After adding this to the sidebar.php file the ads started showing up, and I went back to the Google site to set the background color and border color so it matched my sidebar colors from the main stylesheet.
Sprinkling Google Adsense ads in the Blog Content
A while back when setting up Wordpress (and one of the reasons I decided to use it) I discovered a Wordpress plugin “All in One Adsense and YPN” which will automatically insert either Google or Yahoo ads into the site. I had installed the plugin already (which just entails unpacking the zip file into the wordpress plugins directory) so all I had to do was activate it and enter my Google ID number. I fiddled a bit with the settings and eventually settled on just a couple small ad boxes, which it inserts randomly in the content. Sometimes it ends up picking funky places to put them but it seems to work pretty well most of the time.
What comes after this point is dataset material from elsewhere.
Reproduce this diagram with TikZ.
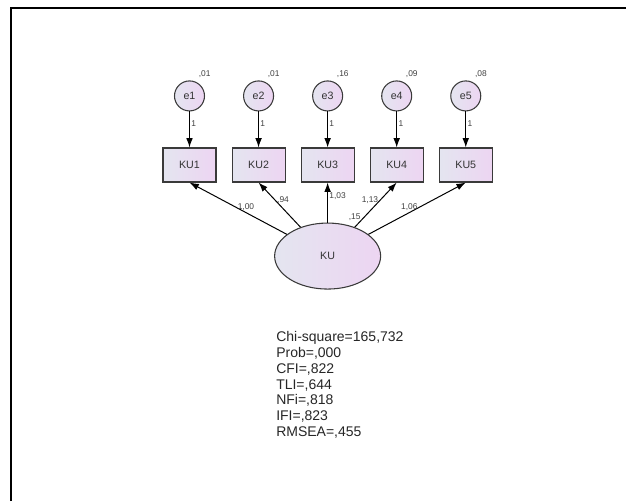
\documentclass[tikz,border=0pt]{standalone}
\usepackage{fontspec}
\setmainfont{Liberation Sans}
\usetikzlibrary{shapes.geometric, arrows.meta, positioning}
\definecolor{semleft}{HTML}{E4E5F0}
\definecolor{semright}{HTML}{EDD5F2}
\definecolor{semdraw}{HTML}{3A3A3A}

\begin{document}
\begin{tikzpicture}[x=0.75pt, y=0.75pt,
    obsblock/.style={rectangle, draw=semdraw, left color=semleft, right color=semright, line width=0.8pt, minimum width=39.75pt, minimum height=25.5pt, inner sep=0pt, font=\fontsize{8}{9.5}\selectfont, text=black!80},
    errblock/.style={circle, draw=semdraw, left color=semleft, right color=semright, line width=0.8pt, minimum size=22.5pt, inner sep=0pt, font=\fontsize{8}{9.5}\selectfont, text=black!80},
    latblock/.style={ellipse, draw=semdraw, left color=semleft, right color=semright, line width=0.8pt, minimum width=79.5pt, minimum height=49.5pt, inner sep=0pt, font=\fontsize{8}{9.5}\selectfont, text=black!80},
    est/.style={font=\fontsize{6.3}{7.5}\selectfont, text=black!75, inner sep=1pt},
    line/.style={draw, -{Latex[length=7pt, width=5pt]}, line width=0.75pt}]
    \useasboundingbox (0,0) rectangle (626,501);
    \draw [line width=1.6pt] (11,0) -- (11,493) -- (626,493);
    % observed indicators
    \node [obsblock] at (189.5,336) (ku1) {KU1};
    \node [obsblock, right=11.25pt of ku1] (ku2) {KU2};
    \node [obsblock, right=11.25pt of ku2] (ku3) {KU3};
    \node [obsblock, right=11.25pt of ku3] (ku4) {KU4};
    \node [obsblock, right=11.25pt of ku4] (ku5) {KU5};
    % error terms
    \node [errblock, above=27pt of ku1, label={[est, label distance=2pt]65:{,01}}] (e1) {e1};
    \node [errblock, above=27pt of ku2, label={[est, label distance=2pt]65:{,01}}] (e2) {e2};
    \node [errblock, above=27pt of ku3, label={[est, label distance=2pt]65:{,16}}] (e3) {e3};
    \node [errblock, above=27pt of ku4, label={[est, label distance=2pt]65:{,09}}] (e4) {e4};
    \node [errblock, above=27pt of ku5, label={[est, label distance=2pt]65:{,08}}] (e5) {e5};
    % latent factor
    \node [latblock, below=30pt of ku3, label={[est, label distance=2pt]60:{,15}}] (ku) {KU};
    \path [line] (e1) -- node [est, right, pos=0.35] {1} (ku1);
    \path [line] (e2) -- node [est, right, pos=0.35] {1} (ku2);
    \path [line] (e3) -- node [est, right, pos=0.35] {1} (ku3);
    \path [line] (e4) -- node [est, right, pos=0.35] {1} (ku4);
    \path [line] (e5) -- node [est, right, pos=0.35] {1} (ku5);
    \path [line] (ku) -- node [est, above, pos=0.42] {1,00} (ku1.south);
    \path [line] (ku) -- node [est, right, pos=0.6] {,94} (ku2.south);
    \path [line] (ku) -- node [est, right, pos=0.65] {1,03} (ku3.south);
    \path [line] (ku) -- node [est, left, pos=0.6] {1,13} (ku4.south);
    \path [line] (ku) -- node [est, above, pos=0.42] {1,06} (ku5.south);
    % fit indices
    \node [anchor=north west, align=left, inner sep=0pt, font=\fontsize{10.5}{11.9}\selectfont, text=black!85] at (276,170) (fit) {Chi-square=165,732\\Prob=,000\\CFI=,822\\TLI=,644\\NFi=,818\\IFI=,823\\RMSEA=,455};
\end{tikzpicture}
\end{document}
Like with the Tower ad I adjusted the colors to match my theme. Remember also that Google limits the number of ad displays you can have on one page to three, so including my tower ad I had to set the number of ads per page to two.
Adding Google Analytics
Google Analytics is a really cool tool which shows an amazing amount of data, graphed in many different ways making it easy to learn a lot about web site traffic. I’ve used it for corporate web sites that I manage but never one that I had total control over, so adding it to my own site gives me a chance to be able to fiddle with the site to see how changes can effect traffic.
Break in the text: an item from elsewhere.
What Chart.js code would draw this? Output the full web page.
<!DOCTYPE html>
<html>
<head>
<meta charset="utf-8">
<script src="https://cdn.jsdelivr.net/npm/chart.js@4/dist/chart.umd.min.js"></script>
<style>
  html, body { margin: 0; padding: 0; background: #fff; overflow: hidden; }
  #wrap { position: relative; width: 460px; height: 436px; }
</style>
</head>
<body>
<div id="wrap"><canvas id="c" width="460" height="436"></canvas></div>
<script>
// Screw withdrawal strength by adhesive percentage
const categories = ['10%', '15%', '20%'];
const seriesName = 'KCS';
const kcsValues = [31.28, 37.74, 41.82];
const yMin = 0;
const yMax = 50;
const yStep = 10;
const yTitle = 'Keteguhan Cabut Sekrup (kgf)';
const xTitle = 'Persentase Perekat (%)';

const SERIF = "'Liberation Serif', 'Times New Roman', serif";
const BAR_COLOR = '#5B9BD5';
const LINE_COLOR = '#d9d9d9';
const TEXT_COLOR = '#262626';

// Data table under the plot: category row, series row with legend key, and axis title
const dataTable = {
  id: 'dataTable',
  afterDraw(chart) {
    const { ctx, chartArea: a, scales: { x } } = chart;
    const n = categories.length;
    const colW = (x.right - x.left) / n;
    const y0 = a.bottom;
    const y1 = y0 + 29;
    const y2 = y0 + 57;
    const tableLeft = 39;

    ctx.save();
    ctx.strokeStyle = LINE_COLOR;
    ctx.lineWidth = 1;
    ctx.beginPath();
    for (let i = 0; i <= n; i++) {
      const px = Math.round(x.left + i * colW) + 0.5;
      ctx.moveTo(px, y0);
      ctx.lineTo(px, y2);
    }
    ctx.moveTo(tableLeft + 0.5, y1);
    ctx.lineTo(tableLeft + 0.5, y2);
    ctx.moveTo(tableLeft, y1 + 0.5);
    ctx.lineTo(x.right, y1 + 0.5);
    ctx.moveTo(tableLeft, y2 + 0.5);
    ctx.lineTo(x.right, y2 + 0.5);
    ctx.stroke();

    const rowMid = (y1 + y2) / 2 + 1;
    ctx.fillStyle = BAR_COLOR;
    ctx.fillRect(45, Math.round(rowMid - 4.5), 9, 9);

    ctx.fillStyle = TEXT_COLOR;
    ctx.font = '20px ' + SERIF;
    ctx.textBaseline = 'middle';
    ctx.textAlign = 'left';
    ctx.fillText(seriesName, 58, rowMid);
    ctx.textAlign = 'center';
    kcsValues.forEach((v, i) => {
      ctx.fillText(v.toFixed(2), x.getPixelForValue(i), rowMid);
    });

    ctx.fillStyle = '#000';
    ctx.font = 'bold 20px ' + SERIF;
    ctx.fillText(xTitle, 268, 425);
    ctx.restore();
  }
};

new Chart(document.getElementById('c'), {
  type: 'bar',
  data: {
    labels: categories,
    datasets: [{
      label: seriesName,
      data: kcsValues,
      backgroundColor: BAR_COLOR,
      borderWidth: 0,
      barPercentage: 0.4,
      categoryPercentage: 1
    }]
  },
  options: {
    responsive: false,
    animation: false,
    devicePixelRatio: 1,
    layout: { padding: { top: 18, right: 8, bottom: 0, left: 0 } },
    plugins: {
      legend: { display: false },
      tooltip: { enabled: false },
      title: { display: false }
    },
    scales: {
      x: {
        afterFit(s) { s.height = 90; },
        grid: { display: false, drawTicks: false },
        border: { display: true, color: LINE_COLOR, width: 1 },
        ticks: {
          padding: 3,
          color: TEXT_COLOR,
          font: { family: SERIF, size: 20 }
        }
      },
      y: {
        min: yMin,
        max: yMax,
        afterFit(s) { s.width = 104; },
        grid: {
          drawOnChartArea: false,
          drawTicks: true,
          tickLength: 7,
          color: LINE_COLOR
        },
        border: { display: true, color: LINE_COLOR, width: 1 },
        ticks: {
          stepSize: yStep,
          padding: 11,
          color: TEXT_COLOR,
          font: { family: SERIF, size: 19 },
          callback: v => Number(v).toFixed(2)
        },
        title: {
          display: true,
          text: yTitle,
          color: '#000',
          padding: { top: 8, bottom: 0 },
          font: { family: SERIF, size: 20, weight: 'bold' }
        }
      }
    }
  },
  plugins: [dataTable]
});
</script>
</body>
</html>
Adding Google Analytics is even easier than adding the ads. Like the ads it just involves adding a snippet of javascript which Google provides, to each page on your site. My theme uses the same footer for every page, so I just added the javascript code to the footer.php file right before the </body> tag and that’s it, now Google is collecting data on my site’s activity.
Results
Now I guess I just have to wait and see what happens. I don’t really expect to make any money from these ads but I will be very interested to see what sort of view and click-through rates these things get. It seems like the click-throughs must be pretty darn low, I don’t think I’ve ever clicked one of those ads on someone’s site, but we’ll see. The first ads that showed up were for some guy “Jeff Buckley”, who must be a musician or something, but I’ve never heard of him, who the hell is this guy?
Jeff W:
Jeff Buckley im pretty sure is a dead musician…
Anyway it’d be interesting to see what percentage of your traffic is comprised of other “Jeffs” just cruising the internet. You may be able to see that I came from Dan.com because my roommate wanted to see what that was all about. I still don’t know what Dan.com is, just weird crap, take a look.
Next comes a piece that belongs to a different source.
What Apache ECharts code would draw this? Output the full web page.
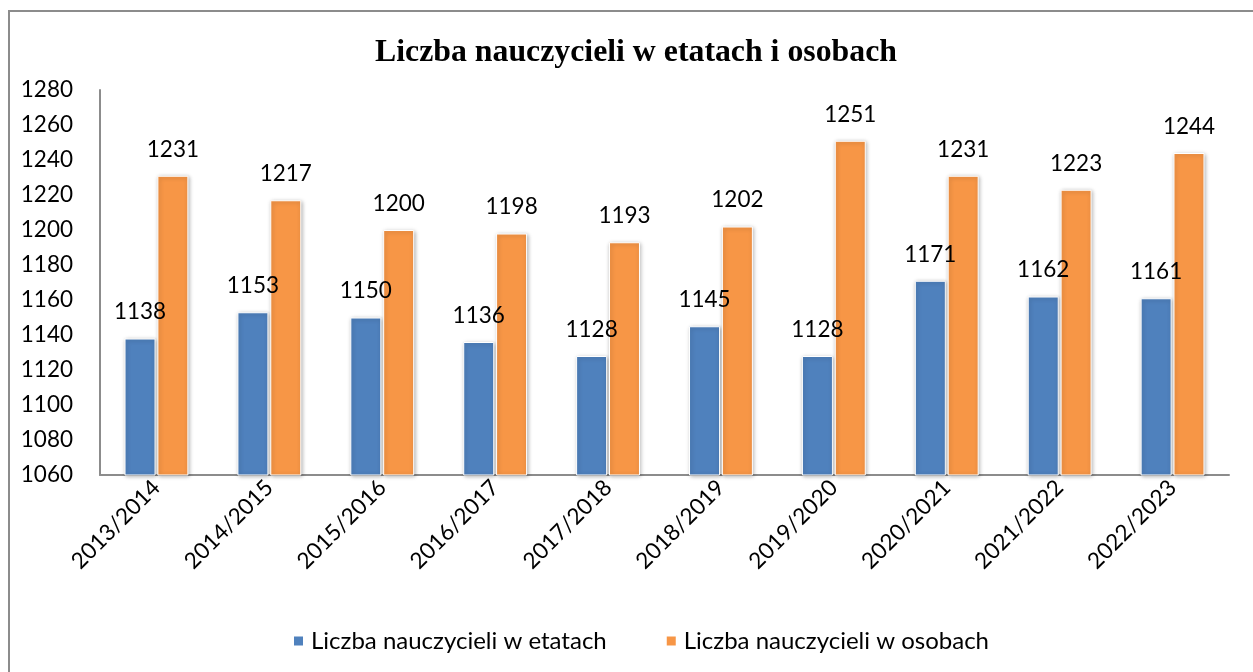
<!DOCTYPE html>
<html>
<head>
<meta charset="utf-8">
<script src="https://cdn.jsdelivr.net/npm/echarts@6/dist/echarts.min.js"></script>
<style>
  html, body { margin: 0; padding: 0; background: #fff; }
  #main { width: 1253px; height: 672px; }
</style>
</head>
<body>
<div id="main"></div>
<script>
const years = ['2013/2014', '2014/2015', '2015/2016', '2016/2017', '2017/2018',
  '2018/2019', '2019/2020', '2020/2021', '2021/2022', '2022/2023']
const etaty = [1138, 1153, 1150, 1136, 1128, 1145, 1128, 1171, 1162, 1161]
const osoby = [1231, 1217, 1200, 1198, 1193, 1202, 1251, 1231, 1223, 1244]
const yMin = 1060
const yMax = 1280
const yStep = 20

const font = 'Lato, "Open Sans", sans-serif'

let chart = echarts.init(document.getElementById('main'))

// wspolny styl slupkow
const barStyle = (color) => ({
  color: color,
  borderColor: '#fff',
  borderWidth: 1,
  shadowBlur: 4,
  shadowColor: 'rgba(0,0,0,0.3)',
  shadowOffsetX: 1,
  shadowOffsetY: 1,
})

const valueLabel = {
  show: true,
  position: 'top',
  distance: 15,
  fontFamily: font,
  fontSize: 22.5,
  color: '#000',
}

chart.setOption({
  animation: false,
  title: {
    text: 'Liczba nauczycieli w etatach i osobach',
    left: 370,
    top: 32,
    textStyle: {
      fontFamily: '"Liberation Serif", serif',
      fontWeight: 'bold',
      fontSize: 31.8,
      color: '#000',
    },
  },
  graphic: [
    {
      type: 'rect',
      shape: { x: 9, y: 11, width: 1300, height: 700 },
      style: { fill: 'none', stroke: '#8c8c8c', lineWidth: 2 },
      silent: true,
    },
  ],
  legend: {
    left: 287,
    top: 624,
    itemWidth: 11,
    itemHeight: 11,
    itemGap: 58,
    icon: 'rect',
    textStyle: { fontFamily: font, fontSize: 24, color: '#000', padding: [0, 0, 0, 2] },
  },
  grid: { left: 100, right: 24, top: 90, bottom: 197 },
  xAxis: {
    type: 'category',
    data: years,
    axisLine: { show: true, lineStyle: { color: '#8c8c8c', width: 2 } },
    axisTick: { show: false },
    axisLabel: {
      rotate: 45,
      margin: 9,
      interval: 0,
      fontFamily: font,
      fontSize: 22.5,
      color: '#000',
    },
  },
  yAxis: {
    type: 'value',
    min: yMin,
    max: yMax,
    interval: yStep,
    axisLine: { show: true, lineStyle: { color: '#8c8c8c', width: 2 } },
    axisTick: { show: false },
    splitLine: { show: false },
    axisLabel: {
      margin: 27,
      formatter: (v) => String(v),
      fontFamily: font,
      fontSize: 22.5,
      color: '#000',
    },
  },
  series: [
    {
      name: 'Liczba nauczycieli w etatach',
      type: 'bar',
      data: etaty,
      barWidth: 31,
      barGap: '6%',
      itemStyle: barStyle('#4f81bd'),
      label: valueLabel,
    },
    {
      name: 'Liczba nauczycieli w osobach',
      type: 'bar',
      data: osoby,
      barWidth: 31,
      itemStyle: barStyle('#f79646'),
      label: valueLabel,
    },
  ],
})
</script>
</body>
</html>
2 August 2008, 10:15 amJeff D:
I think Jeff W is right. I come here once a year or so hoping you would give it up some time. Guess not.
Good luck with your website.
Jeff D
10 August 2008, 11:16 amJeff O:
Yeah, I check this site once every few years to see if its gone. I wonder what percentage of traffic is indeed not referred from anywhere.
Best of luck and congrats on the sweet domain.
24 September 2008, 2:39 pmJeff D (a different one):
yep, always come to see if somehow, some way, i can get this domain. pipe dream, of course. i have jeffdewaters.com but, its down atm. i dont arrive from anyway, my name is just jeff. ha.